Sunday, July 1, 2018


Soccer, politics, and economy. Once upon a time, there was a strong country
(©Der Spiegel upside down Nr. 27, 2018)
Germany is badly shaken in its self-confidence. Two of our Lichtgestalten (guiding lights) are experiencing their twilight of the gods: Chancellor Angela Merkel and National Soccer Coach Jogi (Joachim) Löw.

Two buddies. Angi and Jogi saw better days (©Getty Images)
It is the first time in German soccer history that the team dropped out of a World Championship tournament in the preliminary round. The fall is abysmally deep regarding the fact that Germany is the defending champion, a title it had gained four years ago.

Germany’s rankings in previous Soccer World Championships (©Der Spiegel)
Gary Linecker, a former English soccer star who once said, "Twenty-two men chase a ball for 90 minutes and at the end, the Germans always win" updated his statement, "... the Germans no longer win. The previous version is confined to history."

Following the defeat against South Korea, a shattered coach Jogi Löw made his first statement, “It's a huge disappointment. We have to see to it that we accept this debacle. Congratulations to our opponents who defeated us, we did not deserve to move forward. We didn’t manage to score a goal, to take a lead throughout the whole tournament. The team lacked the lightness, the flow in its combinations, we were not self-assured. We didn't play with any dynamic on the field. The plan was definitely there. What happened here I can't say at this moment. I surely take the responsibility. The German soccer, we all lost. Not just a game, but much of what we have built up over the past few years. Of course, I'm the first person who has to question himself and has to think about what went wrong. Now I have to sleep at least one night, just after the game I am totally frustrated and disappointed. I am in charge. It's too early for me to answer the question, now we need a few hours to see clearly. I too am deeply disappointed. I wouldn't have imagined that."

Defeated and half-naked; midfielder Mats Hummels,
“It’s quite a bitter day for all German soccer fans.” (©dpa)
Those bitterly disappointed fans on Berlin’s “fan mile” (©dpa)
On the political front Christian Democrat Chancellor Angela Merkel - once being hailed as the leader of western democracy following the election of POTUS - is fighting for her political survival. Her generous attitude towards the wave of refugees coming into Germany in 2015 is catching up with her. Not the opposition but of all parties CDU’s Bavarian sister the Christian Socials (CSU) are demanding a tightening of Germany’s refugee policy. The CSU is afraid of not getting the absolute majority in Bavaria’s upcoming state election in October and is moving to the right.

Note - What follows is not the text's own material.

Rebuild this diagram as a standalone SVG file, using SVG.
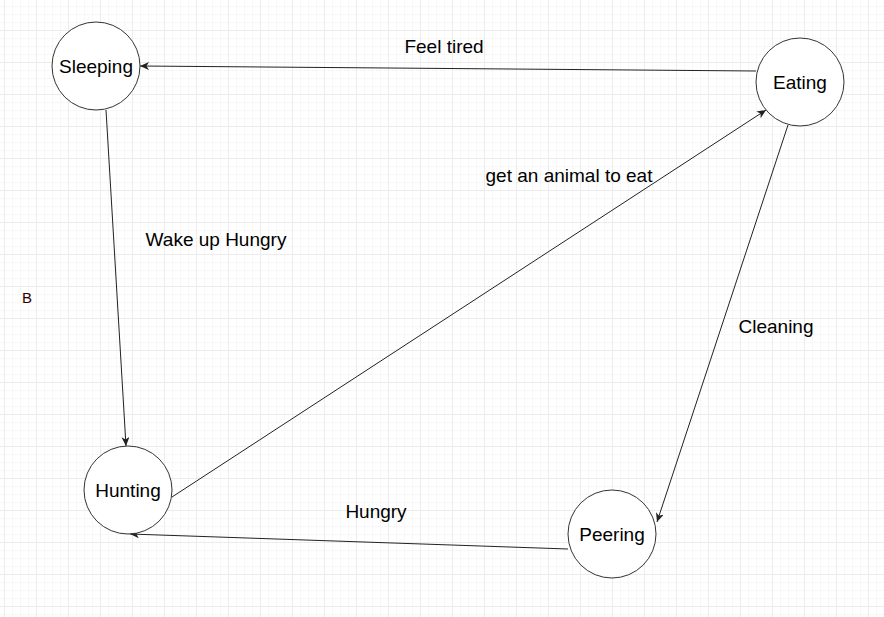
<svg xmlns="http://www.w3.org/2000/svg" width="884" height="617" viewBox="0 0 884 617">
<defs>
<pattern id="minor" patternUnits="userSpaceOnUse" x="4" y="30" width="8" height="8">
<path d="M0,0.5 H8 M0.5,0 V8" stroke="#f7f7f7" stroke-width="1" fill="none"/>
</pattern>
<pattern id="major" patternUnits="userSpaceOnUse" x="4" y="30" width="32" height="32">
<path d="M0,0.5 H32 M0.5,0 V32" stroke="#ececec" stroke-width="1" fill="none"/>
</pattern>
<marker id="arr" markerUnits="userSpaceOnUse" markerWidth="10" markerHeight="8" refX="9" refY="4" orient="auto">
<path d="M0,0 L9,4 L0,8 L2.5,4 Z" fill="#222"/>
</marker>
</defs>
<style>
.node circle{fill:#fff;stroke:#333;stroke-width:1}
.t{font-family:"Liberation Sans",Arial,sans-serif;font-size:19px;fill:#000;text-anchor:middle}
.edge{stroke:#222;stroke-width:1;fill:none;marker-end:url(#arr)}
</style>
<rect width="884" height="617" fill="#fff"/>
<rect width="884" height="617" fill="url(#minor)"/>
<rect width="884" height="617" fill="url(#major)"/>
<g id="connectors">
<path class="edge" d="M756,71 L140,66"/>
<path class="edge" d="M106,110 L126,446"/>
<path class="edge" d="M172,497 L766,110"/>
<path class="edge" d="M788,125 L657,522"/>
<path class="edge" d="M568,549 L130,534"/>
</g>
<g id="labels">
<text class="t" x="444" y="53">Feel tired</text>
<text class="t" x="216" y="246">Wake up Hungry</text>
<text class="t" x="569" y="182">get an animal to eat</text>
<text class="t" x="776" y="333">Cleaning</text>
<text class="t" x="376" y="518">Hungry</text>
<text x="27" y="303" style="font-family:'Liberation Sans',Arial,sans-serif;font-size:15px;fill:#330000;text-anchor:middle">B</text>
</g>
<g id="node-sleeping" class="node"><circle cx="96" cy="66" r="44"/><text class="t" x="96" y="73">Sleeping</text></g>
<g id="node-eating" class="node"><circle cx="800" cy="82" r="44"/><text class="t" x="800" y="89">Eating</text></g>
<g id="node-hunting" class="node"><circle cx="128" cy="490" r="44"/><text class="t" x="128" y="497">Hunting</text></g>
<g id="node-peering" class="node"><circle cx="612" cy="534" r="44"/><text class="t" x="612" y="541">Peering</text></g>
</svg>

Although the chancellor strives for a European solution to the refugee crisis the CSU sent Merkel an ultimatum. If the European deal in Brussels does not satisfy Horst Seehofer, Angela’s Minister of the Interior threatens to harden the Bavarian borders against immigrants, an act that will not only affect our Austrian neighbors in the south. If Horst follows through his plan Angela has no other choice than firing her CSU Minister. This will be her Waterloo and the end of the ruling grand coalition.

To a great extent, the present political crisis in Germany is Merkel’s own fault. Over the past 12 years, Angela has inched her conservative Christian Democrats more and more to the left starting with Germany’s nuclear phase-out and continuing with the decriminalization of gay people, same-sex marriages, and a time-phase solution for abortion. These moves to the left downsized the center-left Social Democrats while they in parallel strengthened the right-wing anti-immigration party AfD (Alternative for Germany) to the dislike of the conservative Bavarian CSU.

The cleanest solution to the present governmental crisis would be to hold new federal elections but the ruling parties avoid those like the plague. The present quarrels within the government camp will only weaken the Christian Democrats and in particular the Social Democrats but strengthen the populist Alternative for Germany tooting their Germany first.

After a marathon meeting the president of the European Council Donald (!) Tusk tweeted at 4:34 a.m. on Friday morning:

At the same time in Brussels red-eyed but visibly relieved and smiling Angela went before the press announcing her (?) European compromise: The control at EU’s external borders will be reinforced, i.e., people (mostly from Africa) on boats or rafts and seized on high see will be brought back and detained in refugee camps in North Africa.

Europe hates walls but erects fences.
A refugee at the border between Greece and Macedonia (©Getty Images)
Refugees apprehended at the border or inside the EU will be brought to screening centers within the European Community where their demands for political asylum will be examined. Only those granted asylum will be distributed among EU member states, the others will be transported back into their home countries. But Angela cautioned, “We still have a lot of work to do to bridge the different views,”

The salient question, however, is, “Will the Brussels compromise satisfy Host Seehofer and his CSU?”